ROTHERHAM’S waste chief has defended changes to bin collections, despite fierce criticism from some colleagues.

Cllr Emma Hoddinott, cabinet member for waste, roads and community safety, faced challenges from Lib Dem and UKIP colleagues at a full council meeting over plans to reduce grey bin sizes and charge for garden waste collection.

Cllr Adam Carter, Lib Dem for Brinsworth and Catcliffe, said: “The waste collection changes don’t go far enough in addressing the concerns of local residents.

“Why is it that this council cannot introduce plastic recycling?”

Cllr Hoddinott replied: “We do recycle plastic. You can take it to the waste sites and it is extracted from grey bins at the facility in Manvers.”

She added that less than five per cent of the borough's general waste goes to landfill and that kerbside plastic recycling would cost the authority £700,000 a year.

Cllr Carter also raised concerns that smaller grey bins would increase fly-tipping, particularly in Eastwood, which he described as a “major fly-tipping area”.

He put the problem down to “the administration's failures here”.

Cllr Hoddinott accepted that Eastwood was a “hotspot”, but said: “Last year, there were around 500 incidents of fly-tipping in Eastwood.

“This year we have only had 265, so actually we have seen a reduction there.”

She added: “There are also problems in the north and south of the borough, in the woods and country lanes.

Fly-tipping is a problem now. Having smaller bins should not be an excuse for fly-tipping.

“We haven’'t seen any evidence that smaller bins increase fly-tipping. 

“In other areas with smaller bins, recycling has increased 20 per cent. 

“That's a massive change.”

Cllr Hoddinott said anyone struggling with the new grey bins, which will be 25 per cent smaller, would get help increasing their recycling rate.

Residents will also have to pay £40 per year if they want garden waste collecting, under the plans.

Cllr Allen Cowles, UKIP group leader, asked Cllr Hoddinott what the changes -— which he called a “bin tax” — would cost.

Cllr Hoddinott replied: “It’s not a bin tax, I think that’s quite misleading.

“This is an optional service and people do not have to have it if they don’t want it.

“We’re working on the principle that the service charge will cover the cost.”

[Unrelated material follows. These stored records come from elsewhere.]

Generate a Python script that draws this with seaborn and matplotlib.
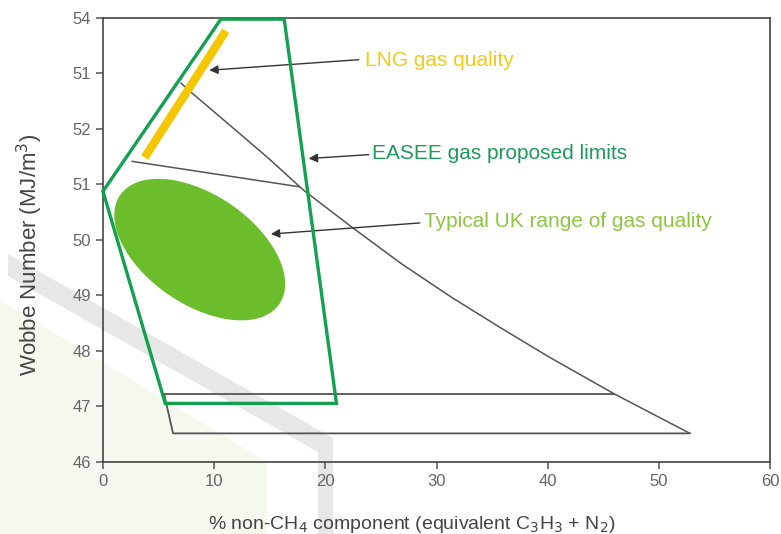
import numpy as np
import matplotlib
matplotlib.use("Agg")
import matplotlib.pyplot as plt
import seaborn as sns
from matplotlib.patches import Polygon

# --- data --------------------------------------------------------------------
easee_x = [0.0, 10.6, 16.3, 21.0, 5.6, 0.0]
easee_y = [50.87, 53.97, 53.97, 47.05, 47.05, 50.87]

lng_x = [3.75, 11.05]
lng_y = [51.48, 53.76]

curve_x = [7.0, 7.77, 11.94, 14.91, 18.04, 22.35, 26.81, 31.28, 35.7, 40.0, 46.0, 52.8]
curve_y = [52.82, 52.68, 51.97, 51.46, 50.89, 50.23, 49.57, 48.97, 48.42, 47.9, 47.22, 46.51]

chord_x = [2.6, 17.7]
chord_y = [51.41, 50.95]

upper_x = [5.6, 46.0]
upper_y = [47.22, 47.22]

lower_x = [5.5, 6.3, 52.8]
lower_y = [47.22, 46.51, 46.51]

# typical UK range (ellipse): centre, semi-axes in x units, tilt in degrees
uk_center = (8.7, 49.82)
uk_semi = (8.66, 4.91)
uk_tilt = -34

x_ticks = [0, 10, 20, 30, 40, 50, 60]
y_ticks = [46, 47, 48, 49, 50, 51, 52, 53, 54]
y_tick_labels = ["46", "47", "48", "49", "50", "51", "52", "51", "54"]

labels = ["LNG gas quality", "EASEE gas proposed limits", "Typical UK range of gas quality"]
label_pos = [(23.6, 53.22), (24.2, 51.55), (28.9, 50.33)]
arrow_tail = [(23.0, 53.24), (23.9, 51.53), (28.5, 50.3)]
arrow_tip = [(9.55, 53.05), (18.5, 51.46), (15.1, 50.1)]
label_colors = ["#f2cb17", "#1e9a5a", "#8cc63f"]

GREEN = "#13a050"
ELLIPSE = "#6bbd2b"
YELLOW = "#f6c700"
LINE = "#555555"

sns.set_style("ticks")
plt.rcParams["font.family"] = ["Liberation Sans", "DejaVu Sans"]

fig = plt.figure(figsize=(7.81, 5.34), dpi=100)
W, H = 781, 534

def fig_poly(pts, color):
    # decorative watermark shapes, given in figure pixels
    xy = [(px / W, 1 - py / H) for px, py in pts]
    fig.patches.append(Polygon(xy, closed=True, transform=fig.transFigure,
                               facecolor=color, edgecolor="none", zorder=0))

fig_poly([(0, 300), (267, 462), (267, 534), (0, 534)], "#f5f8ee")
fig_poly([(8, 254), (333, 438), (333, 534), (318, 534), (318, 452), (8, 276)], "#e7e7e7")

ax = fig.add_axes([103 / W, 1 - 461.7 / H, (770 - 103) / W, (461.7 - 17.5) / H])
ax.set_facecolor("none")
ax.set_zorder(1)

# black reference lines
sns.lineplot(x=curve_x, y=curve_y, ax=ax, color=LINE, lw=1.1, sort=False)
sns.lineplot(x=chord_x, y=chord_y, ax=ax, color=LINE, lw=1.1, sort=False)
sns.lineplot(x=upper_x, y=upper_y, ax=ax, color=LINE, lw=1.3, sort=False)
sns.lineplot(x=lower_x, y=lower_y, ax=ax, color=LINE, lw=1.3, sort=False)

# UK range ellipse (kept round on screen, so y is scaled by the axes aspect)
aspect = 55.6 / 11.2
t = np.linspace(0, 2 * np.pi, 200)
th = np.radians(uk_tilt)
ex = uk_semi[0] * np.cos(t) * np.cos(th) - uk_semi[1] * np.sin(t) * np.sin(th)
ey = uk_semi[0] * np.cos(t) * np.sin(th) + uk_semi[1] * np.sin(t) * np.cos(th)
ax.fill(uk_center[0] + ex, uk_center[1] + ey / aspect, color=ELLIPSE, lw=0, zorder=2)

# EASEE limits and LNG bar
ax.plot(easee_x, easee_y, color=GREEN, lw=2.4, zorder=4, clip_on=False,
        solid_joinstyle="miter")
ax.plot(lng_x, lng_y, color=YELLOW, lw=6, zorder=3, solid_capstyle="butt")

for txt, pos, tail, tip, c in zip(labels, label_pos, arrow_tail, arrow_tip, label_colors):
    ax.annotate("", xy=tip, xytext=tail,
                arrowprops=dict(arrowstyle="-|>", color="#333333", lw=1.0,
                                mutation_scale=13, shrinkA=0, shrinkB=0))
    ax.text(pos[0], pos[1], txt, color=c, fontsize=15, ha="left", va="center")

ax.set_xlim(0, 60)
ax.set_ylim(46, 54)
ax.set_xticks(x_ticks)
ax.set_yticks(y_ticks)
ax.set_yticklabels(y_tick_labels)
ax.tick_params(axis="both", colors="#555555", labelcolor="#666666",
               labelsize=12, length=5, width=1.1, direction="out")
for s in ax.spines.values():
    s.set_color("#444444")
    s.set_linewidth(1.2)
    s.set_visible(True)

ax.set_xlabel(r"% non-CH$_4$ component (equivalent C$_3$H$_3$ + N$_2$)",
              fontsize=14, color="#444444")
ax.set_ylabel(r"Wobbe Number (MJ/m$^3$)", fontsize=16, color="#444444")
ax.xaxis.set_label_coords(0.463, -0.118)
ax.yaxis.set_label_coords(-0.087, 0.465)

fig.savefig("out.png", dpi=100)
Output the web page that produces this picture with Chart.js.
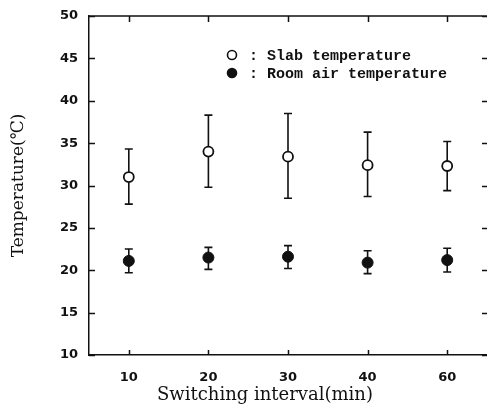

Cllr Cowles pressed Cllr Hoddinott on the overall costs of the planned waste changes and criticised the council for paying consultants to help draft the plans.

She replied: “I don't have the figures to hand,” adding: “Officers did bring in external advice.

“These are massive changes affecting every household in the borough so I don't think there’s anything wrong with bringing external experts in.”

Cllr Cowles added: “I think you will have to review this because costs will increase. 

“And if you keep your garden tidy, Labour will tax you for it.”

Cllr Hoddinott replied: “This isn’t linked to council tax and we won’t be coming to people for an extra £40 if they don't want the [green bin] service.

“We also need to have conversations with the public around things like composting, because that is much more environmentally-friendly.”